** Start DATA SHOWN **
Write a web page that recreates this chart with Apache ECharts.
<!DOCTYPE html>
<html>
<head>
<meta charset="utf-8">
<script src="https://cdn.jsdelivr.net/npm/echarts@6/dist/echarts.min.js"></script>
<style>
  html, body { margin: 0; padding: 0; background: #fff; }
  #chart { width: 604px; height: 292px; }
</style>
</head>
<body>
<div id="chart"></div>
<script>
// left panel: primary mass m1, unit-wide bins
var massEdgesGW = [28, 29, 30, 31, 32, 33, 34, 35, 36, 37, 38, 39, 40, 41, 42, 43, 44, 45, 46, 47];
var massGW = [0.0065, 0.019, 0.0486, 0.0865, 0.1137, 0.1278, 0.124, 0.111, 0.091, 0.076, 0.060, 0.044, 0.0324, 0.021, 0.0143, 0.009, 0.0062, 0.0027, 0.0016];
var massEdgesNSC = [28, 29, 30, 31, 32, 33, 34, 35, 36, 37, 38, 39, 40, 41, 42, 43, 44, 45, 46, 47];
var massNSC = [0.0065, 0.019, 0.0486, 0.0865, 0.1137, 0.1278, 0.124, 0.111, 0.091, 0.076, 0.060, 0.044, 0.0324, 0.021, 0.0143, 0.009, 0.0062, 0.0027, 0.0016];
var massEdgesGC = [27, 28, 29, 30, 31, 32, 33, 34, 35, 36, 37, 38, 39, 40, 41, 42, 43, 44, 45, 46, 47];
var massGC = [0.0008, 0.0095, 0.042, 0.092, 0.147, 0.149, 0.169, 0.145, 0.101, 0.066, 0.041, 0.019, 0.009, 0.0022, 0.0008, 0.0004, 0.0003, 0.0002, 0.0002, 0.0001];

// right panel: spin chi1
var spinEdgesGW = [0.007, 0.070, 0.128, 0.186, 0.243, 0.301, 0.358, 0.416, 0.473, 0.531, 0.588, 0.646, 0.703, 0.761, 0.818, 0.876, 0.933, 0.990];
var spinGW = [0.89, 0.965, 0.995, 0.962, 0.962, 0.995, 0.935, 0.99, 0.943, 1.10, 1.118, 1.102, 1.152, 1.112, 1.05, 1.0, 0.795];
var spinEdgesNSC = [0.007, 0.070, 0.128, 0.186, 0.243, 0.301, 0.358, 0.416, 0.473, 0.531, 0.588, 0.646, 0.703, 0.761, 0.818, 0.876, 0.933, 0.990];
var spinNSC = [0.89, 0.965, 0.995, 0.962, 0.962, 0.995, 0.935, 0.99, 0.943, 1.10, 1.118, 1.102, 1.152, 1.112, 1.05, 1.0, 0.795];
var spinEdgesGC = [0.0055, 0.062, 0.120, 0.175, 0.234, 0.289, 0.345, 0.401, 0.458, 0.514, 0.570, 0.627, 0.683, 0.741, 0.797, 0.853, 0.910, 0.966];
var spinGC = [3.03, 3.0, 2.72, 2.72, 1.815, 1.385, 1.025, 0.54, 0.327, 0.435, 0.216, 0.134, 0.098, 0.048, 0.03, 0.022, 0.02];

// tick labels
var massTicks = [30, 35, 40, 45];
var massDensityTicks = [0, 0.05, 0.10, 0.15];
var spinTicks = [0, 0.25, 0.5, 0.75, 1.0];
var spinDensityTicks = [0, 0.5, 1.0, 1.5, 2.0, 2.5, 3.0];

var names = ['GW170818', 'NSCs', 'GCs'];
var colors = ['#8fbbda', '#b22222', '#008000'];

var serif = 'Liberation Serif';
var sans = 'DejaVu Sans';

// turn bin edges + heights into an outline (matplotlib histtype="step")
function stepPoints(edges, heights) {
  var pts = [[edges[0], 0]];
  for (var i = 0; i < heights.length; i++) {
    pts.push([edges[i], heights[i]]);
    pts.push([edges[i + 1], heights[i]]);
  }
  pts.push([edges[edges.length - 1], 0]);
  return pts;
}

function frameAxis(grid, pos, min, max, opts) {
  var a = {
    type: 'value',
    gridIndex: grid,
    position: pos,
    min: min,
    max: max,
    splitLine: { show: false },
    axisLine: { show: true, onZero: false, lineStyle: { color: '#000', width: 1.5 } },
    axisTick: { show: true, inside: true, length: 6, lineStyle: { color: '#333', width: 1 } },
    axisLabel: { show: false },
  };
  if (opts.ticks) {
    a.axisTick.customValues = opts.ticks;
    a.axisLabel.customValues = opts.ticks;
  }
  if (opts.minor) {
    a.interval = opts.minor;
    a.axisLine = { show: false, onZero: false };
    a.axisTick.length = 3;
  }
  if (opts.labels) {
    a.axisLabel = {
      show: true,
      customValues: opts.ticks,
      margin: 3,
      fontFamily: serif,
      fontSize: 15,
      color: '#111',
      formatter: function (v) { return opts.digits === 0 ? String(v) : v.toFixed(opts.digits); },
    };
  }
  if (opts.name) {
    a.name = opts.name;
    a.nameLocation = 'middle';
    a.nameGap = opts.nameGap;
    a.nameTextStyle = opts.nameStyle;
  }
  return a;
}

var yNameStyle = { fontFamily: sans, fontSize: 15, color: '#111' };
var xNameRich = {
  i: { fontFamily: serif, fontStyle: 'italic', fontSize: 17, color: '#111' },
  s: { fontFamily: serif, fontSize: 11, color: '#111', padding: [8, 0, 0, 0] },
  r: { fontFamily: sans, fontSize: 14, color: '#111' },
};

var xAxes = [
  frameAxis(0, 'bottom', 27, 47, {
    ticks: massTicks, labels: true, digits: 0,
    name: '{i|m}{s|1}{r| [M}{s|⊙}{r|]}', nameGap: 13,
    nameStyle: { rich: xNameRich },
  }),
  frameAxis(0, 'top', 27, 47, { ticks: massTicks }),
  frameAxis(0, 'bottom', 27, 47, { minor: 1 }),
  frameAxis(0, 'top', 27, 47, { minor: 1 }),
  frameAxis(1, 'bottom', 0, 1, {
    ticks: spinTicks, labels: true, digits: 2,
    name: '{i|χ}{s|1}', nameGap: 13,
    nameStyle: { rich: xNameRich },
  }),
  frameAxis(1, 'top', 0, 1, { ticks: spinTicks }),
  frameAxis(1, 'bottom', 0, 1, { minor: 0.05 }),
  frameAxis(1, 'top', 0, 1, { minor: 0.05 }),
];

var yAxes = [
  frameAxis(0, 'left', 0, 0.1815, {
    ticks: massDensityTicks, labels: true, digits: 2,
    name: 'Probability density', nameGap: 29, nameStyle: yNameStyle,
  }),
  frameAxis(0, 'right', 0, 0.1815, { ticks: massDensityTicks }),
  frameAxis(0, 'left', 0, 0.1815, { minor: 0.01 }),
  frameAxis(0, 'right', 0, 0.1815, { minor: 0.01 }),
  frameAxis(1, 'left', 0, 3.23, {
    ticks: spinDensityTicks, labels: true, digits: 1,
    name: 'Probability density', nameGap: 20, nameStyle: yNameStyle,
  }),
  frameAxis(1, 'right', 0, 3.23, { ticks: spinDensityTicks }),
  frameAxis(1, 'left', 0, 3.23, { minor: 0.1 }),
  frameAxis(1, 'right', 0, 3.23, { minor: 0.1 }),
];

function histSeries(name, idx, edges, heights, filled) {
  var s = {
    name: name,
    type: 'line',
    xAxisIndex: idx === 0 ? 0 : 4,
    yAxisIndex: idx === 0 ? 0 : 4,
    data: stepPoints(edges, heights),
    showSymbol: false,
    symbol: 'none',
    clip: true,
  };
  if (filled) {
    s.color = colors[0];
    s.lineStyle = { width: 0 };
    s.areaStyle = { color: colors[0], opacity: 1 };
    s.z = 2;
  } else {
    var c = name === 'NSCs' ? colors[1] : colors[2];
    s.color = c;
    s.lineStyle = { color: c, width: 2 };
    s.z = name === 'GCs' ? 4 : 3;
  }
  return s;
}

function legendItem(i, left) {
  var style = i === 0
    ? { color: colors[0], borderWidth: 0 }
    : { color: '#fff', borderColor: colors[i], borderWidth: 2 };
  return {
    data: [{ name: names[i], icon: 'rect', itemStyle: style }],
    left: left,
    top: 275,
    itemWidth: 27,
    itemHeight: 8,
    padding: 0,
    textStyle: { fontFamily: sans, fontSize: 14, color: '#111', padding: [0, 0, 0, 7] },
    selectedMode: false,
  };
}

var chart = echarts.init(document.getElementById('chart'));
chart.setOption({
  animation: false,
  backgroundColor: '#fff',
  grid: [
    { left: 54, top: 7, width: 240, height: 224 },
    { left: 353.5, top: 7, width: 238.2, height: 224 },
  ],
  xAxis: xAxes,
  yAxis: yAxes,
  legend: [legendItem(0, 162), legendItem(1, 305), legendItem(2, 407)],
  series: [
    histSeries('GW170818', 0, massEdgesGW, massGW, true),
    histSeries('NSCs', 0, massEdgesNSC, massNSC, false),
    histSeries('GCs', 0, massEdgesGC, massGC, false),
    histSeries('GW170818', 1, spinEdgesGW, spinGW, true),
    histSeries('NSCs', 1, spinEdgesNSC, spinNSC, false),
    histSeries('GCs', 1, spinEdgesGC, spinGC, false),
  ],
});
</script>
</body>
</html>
** End DATA SHOWN **
- [TASK DESCRIPTION]: Reproduce verbatim only this range: the first line of the material through the line that contains "0.0002, 0.0002, 0.0001];", inclusive.

- [TASK RESPONSE]:
Write a web page that recreates this chart with Apache ECharts.
<!DOCTYPE html>
<html>
<head>
<meta charset="utf-8">
<script src="https://cdn.jsdelivr.net/npm/echarts@6/dist/echarts.min.js"></script>
<style>
  html, body { margin: 0; padding: 0; background: #fff; }
  #chart { width: 604px; height: 292px; }
</style>
</head>
<body>
<div id="chart"></div>
<script>
// left panel: primary mass m1, unit-wide bins
var massEdgesGW = [28, 29, 30, 31, 32, 33, 34, 35, 36, 37, 38, 39, 40, 41, 42, 43, 44, 45, 46, 47];
var massGW = [0.0065, 0.019, 0.0486, 0.0865, 0.1137, 0.1278, 0.124, 0.111, 0.091, 0.076, 0.060, 0.044, 0.0324, 0.021, 0.0143, 0.009, 0.0062, 0.0027, 0.0016];
var massEdgesNSC = [28, 29, 30, 31, 32, 33, 34, 35, 36, 37, 38, 39, 40, 41, 42, 43, 44, 45, 46, 47];
var massNSC = [0.0065, 0.019, 0.0486, 0.0865, 0.1137, 0.1278, 0.124, 0.111, 0.091, 0.076, 0.060, 0.044, 0.0324, 0.021, 0.0143, 0.009, 0.0062, 0.0027, 0.0016];
var massEdgesGC = [27, 28, 29, 30, 31, 32, 33, 34, 35, 36, 37, 38, 39, 40, 41, 42, 43, 44, 45, 46, 47];
var massGC = [0.0008, 0.0095, 0.042, 0.092, 0.147, 0.149, 0.169, 0.145, 0.101, 0.066, 0.041, 0.019, 0.009, 0.0022, 0.0008, 0.0004, 0.0003, 0.0002, 0.0002, 0.0001];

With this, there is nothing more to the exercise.